How to Impress an Employer at the Beginning and End of Any Interview

First off it’s important to focus on your nonverbal behavior. Nonverbal behavior can either make or break an interview even before saying a word. It is often nonverbal behavior that speaks the loudest while it’s something we may be least aware of when preparing for an interview.

Top Five Nonverbal Behaviors for Successful Interviewing

  1. Dress for Success First and foremost, if an applicant shows up for an interview poorly groomed and wearing street clothes, there’s usually nothing that can happen in the interview that will help change the interviewer’s first impression. It’s important to understand the company environment to decide on the appropriate dress, but good grooming can also turn the interviewer off if an applicant is slack in his/her personal hygiene. In addition to dress and grooming, attention to detail is important as well. It includes well-manicured fingernails, polished shoes with small or no heel, little jewelry, and no perfume. Any type of body art or tattoos should also be downplayed as much as possible.
  2. Direct Eye Contact Being able to look someone directly in the eye when speaking shows confidence and creates credibility in what you have to say. Have you ever spoken to someone who seems distracted and fails to maintain eye contact when they are speaking? How did you feel? Usually, a lack of direct eye contact when listening or speaking leaves the other person feeling disconnected and with a sense that the person lacks confidence and an ability to stand by their convictions. It can also make the other person doubt what you have to say and question your skills and ability to do the job since you fail to look them in the eye when speaking. Maintaining direct eye contact can be easy to learn once you are aware of its importance. To ensure that you are looking someone in the eye, be sure to ask a trusted family member or friend how you’re doing.
  1. Good Posture Maintaining good posture throughout the interview shows confidence in yourself and interest in what the other person has to say. Again, like direct eye contact, good posture is mainly about awareness and understanding its importance. Leaning forward slightly also shows the interviewer that you are engaged in the conversation and interested in learning more about the position and the company.

    Facial Expressions One of the first pieces of advice I give when helping someone prepare for an interview is - don’t forget to smile. Smiling shows a sense of confidence and also shows the employer that you really want the job. A good sense of humor can also be very appealing, but it’s important to take the interviewer’s lead and avoid telling any jokes.

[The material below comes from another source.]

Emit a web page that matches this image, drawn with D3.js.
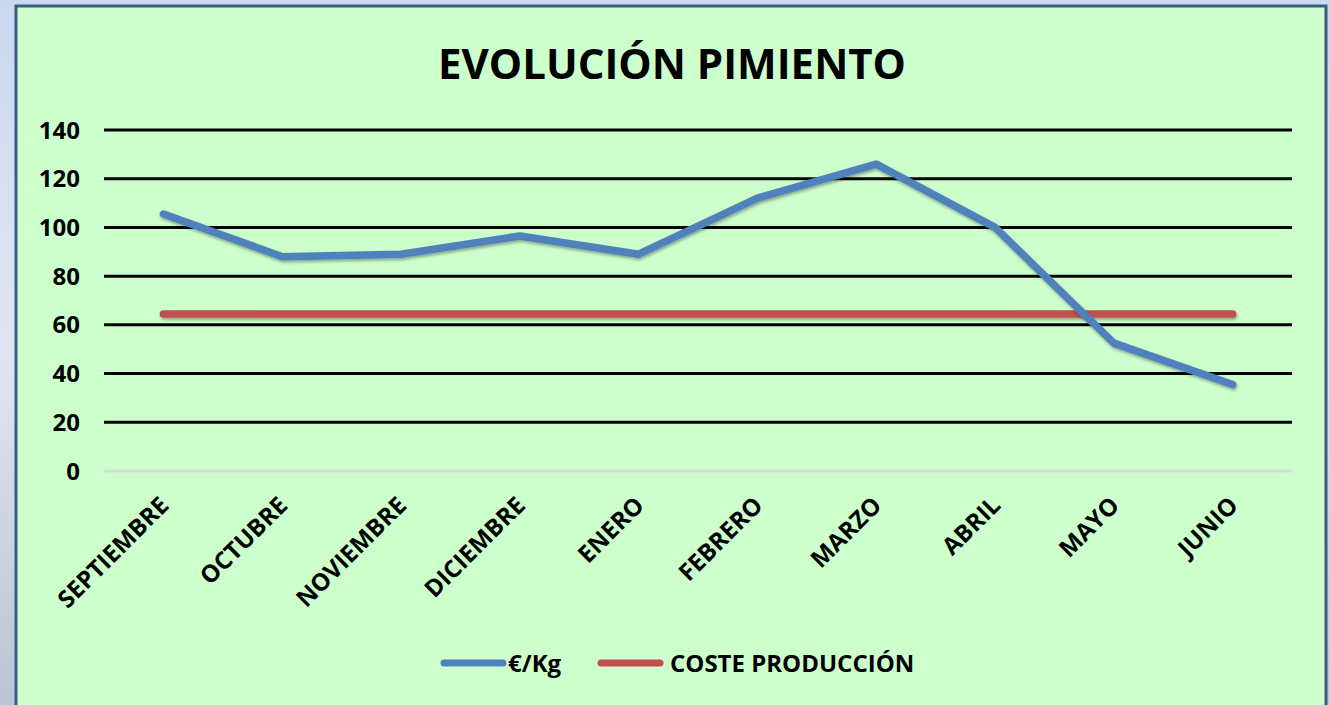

    Appropriate Body Language Small hand gestures and movement of the body are things to consider when interviewing for a job. Some people tend to be more expressive than others, but the key here is to use adequate hand gestures and body movements that will not overwhelm the interviewer.

    The key to good interviewing is practice, practice, practice. By being aware of the ”Top Five Nonverbal Behaviors for Successful Interviewing,” even individuals who tend to be a little bit on the shy side can master these behaviors to ensure a successful interview. Mock interviews can also be very helpful when preparing for an actual interview.